You know times must be tough … even for lawyers…based on the amount of lawyer ads running on TV these days -- or perhaps it is an indication that TV stations have lowered their ad rates for TV commercials to such a level that such advertisements are now more cost effective for attorneys, but I digress.
When lawyers in Las Vegas think about advertisements using a catchphrase that begins with “The,” most of us immediately think of “The Heavy Hitter” . . . excuse me, “Heavy Hitter” Glen Lerner. Described in my prior blog post here, Lerner once had a run in with the State Bar of Nevada over his use of “The Heavy Hitter.” Sometime in 2001, Lerner began promoting himself as “The Heavy Hitter” in connection with his legal services. While the ad campaign grabbed the attention of the Las Vegas public (indeed, I think most people still describe Lerner as “The Heavy Hitter” although they’ll say it with a grin), it also got the attention of the State Bar of Nevada, who told Lerner that calling himself “The” Heavy Hitter was false and misleading because it’s a statement that he is the only heavy hitter. Instead, the Nevada Bar told Lerner that he could only be “a” heavy hitter. Click here for a Las Vegas Review Journal article on the “heavy hitter” dispute between Lerner and the State Bar of Nevada.

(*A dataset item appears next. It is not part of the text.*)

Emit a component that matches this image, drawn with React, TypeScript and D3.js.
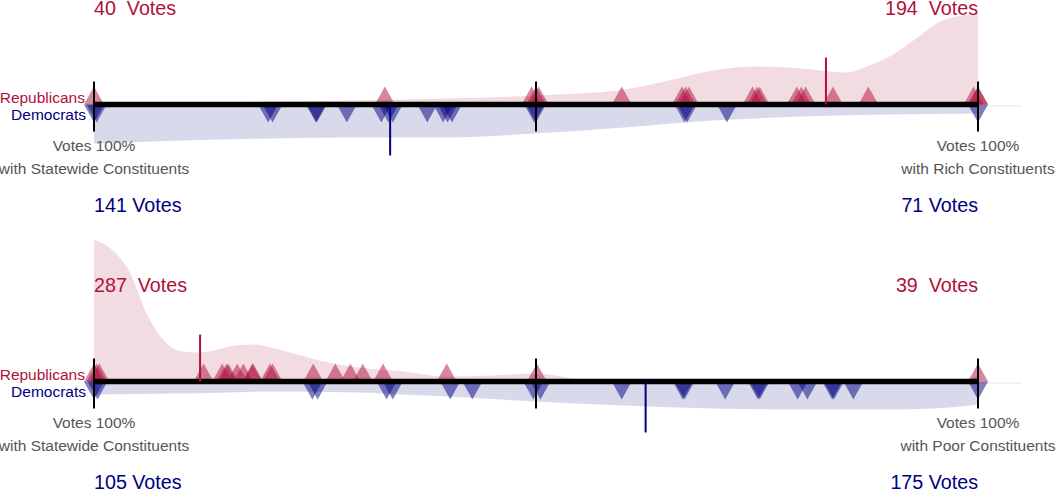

(I'm sure Lerner considers himself a Good Guy too)?
The Nevada Supreme Court changed its rules on attorney advertising back in 2007 (click here for article on the change). On the one hand, the rules were relaxed to no longer prohibit advertising that was been considered “bad taste” in the past. On the other hand, the Nevada Supreme Court also implemented a much stricter requirement that attorneys submit copies of their ads to the State Bar for review within 15 days after publication or broadcast – and if the Bar deems an ad to be inaccurate or misleading, then it must be pulled.
So assuming that Harding followed Supreme Court Rules and submitted his ad, then, depending on how long ago it was submitted, there is a chance that the ad may have already been reviewed and deemed suitable by the State Bar.
So if Harding can call himself “The Good Guy,” does that mean that Lerner can finally go back to calling himself “The Heavy Hitter”? Assuming, of course, that Lerner can overcome the trademark infringement battle in which he is currently embroiled over his use of the “Heavy Hitter” mark (discussed in my prior blog post here).